Ancak Avrupa’da yaşanan ekonomik krizin düzenlenen fuarların niceliğine ve niteliğine etki etmediğini de söyleyemeyiz. Özellikle bazı spesifik fuarların düşüş trendinde olduğu bizim de dikkatimizi çekiyor. Bu durumun birçok sebebi olmakla birlikte genel hatlarıyla fuarın düzenlendiği ülkenin içinde bulunduğu ekonomik konjonktürün olumsuz olması, fuarı ziyaret etmesi planlanan yakın ve uzak ülkelerdeki ziyaretçilerin de içeriye dönük bir tutum sergilemesi şeklinde özetleyebiliriz. Düşüş trendinde olan fuarların canlılıklarını koruyabilmek adına alternatif çözümler sunabilmesi ve ilgi çekiciliklerini arttırmaları gerekmektedir.

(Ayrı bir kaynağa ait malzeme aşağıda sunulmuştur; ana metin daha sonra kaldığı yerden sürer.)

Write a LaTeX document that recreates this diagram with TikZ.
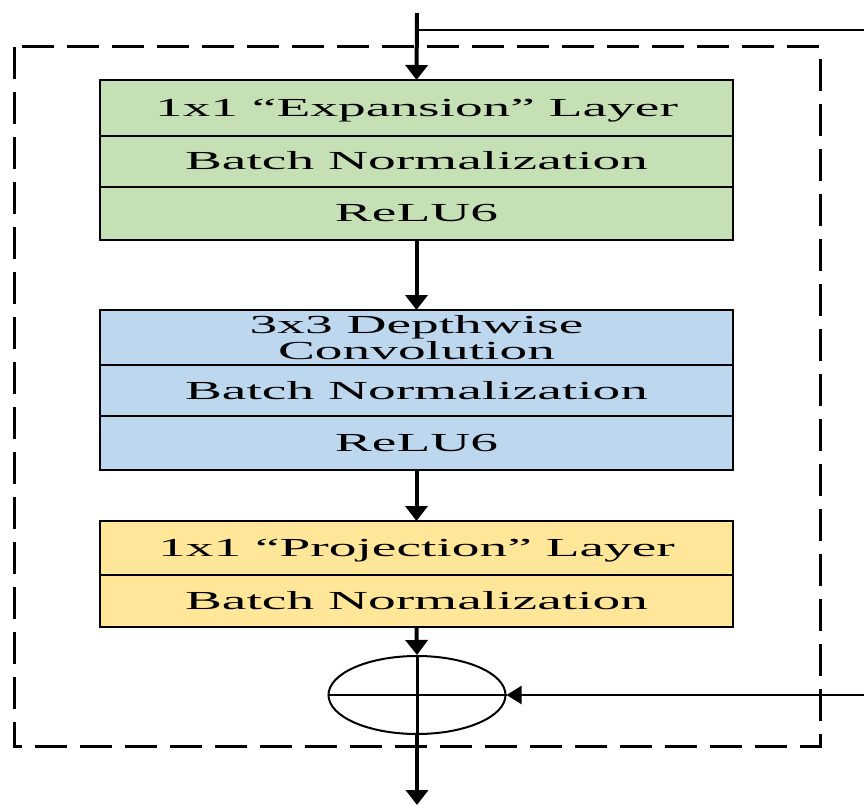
\documentclass[tikz,border=0pt]{standalone}
\usepackage{fontspec}
\setmainfont{Liberation Serif}
\usepackage{graphicx}
\usetikzlibrary{shapes.geometric,arrows.meta}

\newcommand{\wide}[1]{\scalebox{2.13}[1]{#1}}

\begin{document}
\begin{tikzpicture}[x=1pt,y=-1pt]
  \tikzset{layer/.style={draw,line width=1.5pt,minimum width=633pt,inner sep=0pt,outer sep=0pt,
      font=\fontsize{26}{27}\selectfont,align=center}};
  \tikzset{oneline/.style={layer,text height=23pt,text depth=6pt}};
  \tikzset{flow/.style={line width=4pt,arrows={-{Triangle[length=15pt,width=22pt]}}}};
  \definecolor{expgreen}{HTML}{C5E0B4}
  \definecolor{dwblue}{HTML}{BDD7EE}
  \definecolor{projyellow}{HTML}{FFE699}
  \useasboundingbox (0,0) rectangle (864,805);
  \draw[line width=3pt,dash pattern=on 32pt off 13pt] (14,47) rectangle (820,746);
  \node[oneline,fill=expgreen,minimum height=56pt] (exp) at (416.5,108) {\wide{1x1 “Expansion” Layer}};
  \node[oneline,fill=expgreen,minimum height=51pt] (bn1) at (416.5,161.5) {\wide{Batch Normalization}};
  \node[oneline,fill=expgreen,minimum height=53pt] (relu1) at (416.5,213.5) {\wide{ReLU6}};
  \node[layer,fill=dwblue,minimum height=55pt] (dw) at (416.5,337.5) {\wide{3x3 Depthwise}\\[-1pt]\wide{Convolution}};
  \node[oneline,fill=dwblue,minimum height=51pt] (bn2) at (416.5,390.5) {\wide{Batch Normalization}};
  \node[oneline,fill=dwblue,minimum height=54pt] (relu2) at (416.5,443) {\wide{ReLU6}};
  \node[oneline,fill=projyellow,minimum height=54pt] (proj) at (416.5,548) {\wide{1x1 “Projection” Layer}};
  \node[oneline,fill=projyellow,minimum height=52pt] (bn3) at (416.5,601) {\wide{Batch Normalization}};
  \draw[line width=2.5pt] (exp.north west) rectangle (relu1.south east);
  \draw[line width=2.5pt] (dw.north west) rectangle (relu2.south east);
  \draw[line width=2.5pt] (proj.north west) rectangle (bn3.south east);
  \node[ellipse,draw,line width=2pt,minimum width=177pt,minimum height=78pt,inner sep=0pt] (add) at (417,695) {};
  \draw[line width=1.5pt] (add.west) -- (add.east);
  \draw[line width=3pt] (add.north) -- (add.south);
  \coordinate (in) at (417,13);
  \coordinate (split) at (417,30);
  \coordinate (skipout) at (864,30);
  \coordinate (skipin) at (864,695);
  \coordinate (out) at (417,805);
  \draw[flow] (in) -- (exp.north);
  \draw[line width=2pt] (split) -- (skipout);
  \draw[flow] (relu1.south) -- (dw.north);
  \draw[flow] (relu2.south) -- (proj.north);
  \draw[flow] (bn3.south) -- (add.north);
  \draw[flow] (add.south) -- (out);
  \draw[line width=2pt,arrows={-{Triangle[length=15pt,width=18pt]}}] (skipin) -- (add.east);
\end{tikzpicture}
\end{document}
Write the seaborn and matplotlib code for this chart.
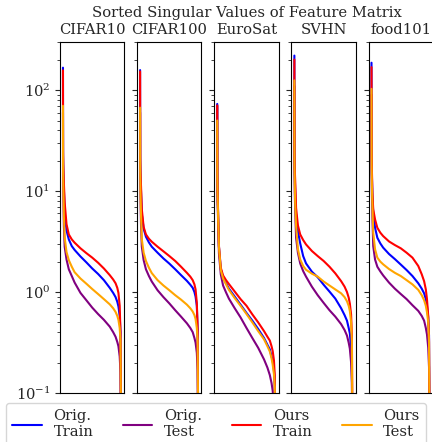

Fuarcılık sektörü şekil değiştirmektedir. Bu sektörde de diğer sektörlerde olduğu gibi evlilikler, şirket alımları, isim hakkı devirleri söz konusu olmaya başladı. Daha profesyonel yönetimler, farklı bakış açıları, tecrübeli ekipler, farklı sunumlarla birlikte güzel fuarlar düzenleniyor.”